Creating a laboratory for the future of football during the spring is clearly a concern for many counties and has been raised by the Gaelic Players Association in their opposition to the rules trial.

Unfortunately, the league is the only feasible environment in which such experiments can be conducted: combining seriousness of elite competition and yet not disrupting the championship.

As a constituency though, inter-county players aren’t the best sounding board for playing rule changes.

Elite athletes

They are for the most part elite athletes whose only concern is to prepare themselves to compete for the top teams in the country.

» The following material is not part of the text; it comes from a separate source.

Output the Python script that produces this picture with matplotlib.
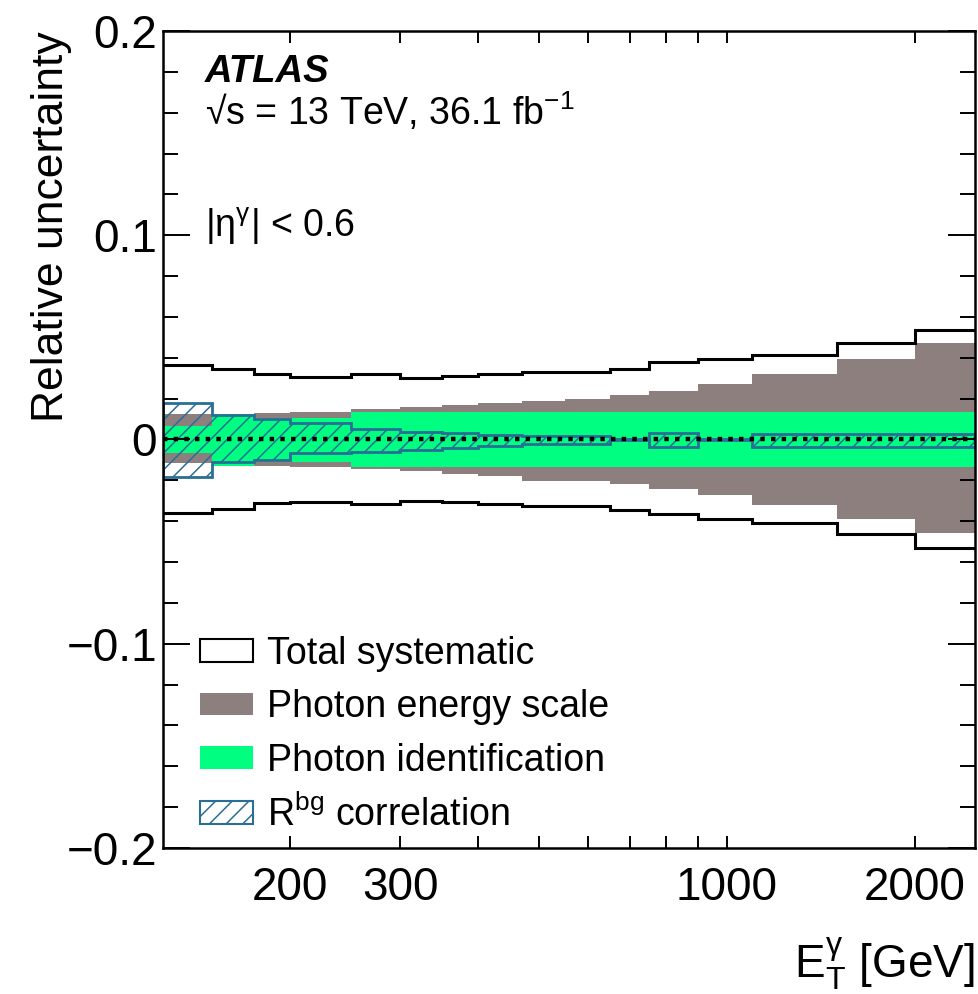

Experimenting with playing rules may be a necessary process to improve the game in the long term but it’s a nuisance for those who have to be the guinea pigs.

Interestingly, in a media statement about the rule changes issued two weeks ago, the views of Gaelic Players Association (GPA) members on the substantive proposals were presented as the main findings, although chief executive Paul Flynn did express strong opposition to the league being used for this type of trial.

The GPA are represented on the rules committee and so their concerns have been heard and effectively so, as two of the five changes – the sin bin and attacking mark – had their support while the kick-out was tweaked to meet their concerns, leaving two that they opposed.

But does it give them a veto on either rule changes or the method of their trialling? No sport grants that sort of power to its participants, let alone the top 2 per cent of them.

It’s worth repeating that these changes are probationary and will be judged at the end of the league and have to go before congress if they are to be incorporated into the rule book on a permanent basis.

Meanwhile, there is also unhappiness within the Club Players Association (CPA) at the failure of a motion from Roscommon, calling for a "blank canvas" approach to the fixtures crisis.

The CPA has a tendency to respond aggressively every time it encounters a setback but the terms of the current complaint – effectively that Croke Park undermined the due consideration of the Roscommon motion by not circulating it in time – illustrates a besetting problem, regardless of the merits of the allegation.

The association is constantly looking for the GAA centrally to address local problems. If the CPA wanted to advocate this proposal effectively why didn’t it get its grassroots members to do so within the other 31 counties? They knew the Roscommon motion was coming.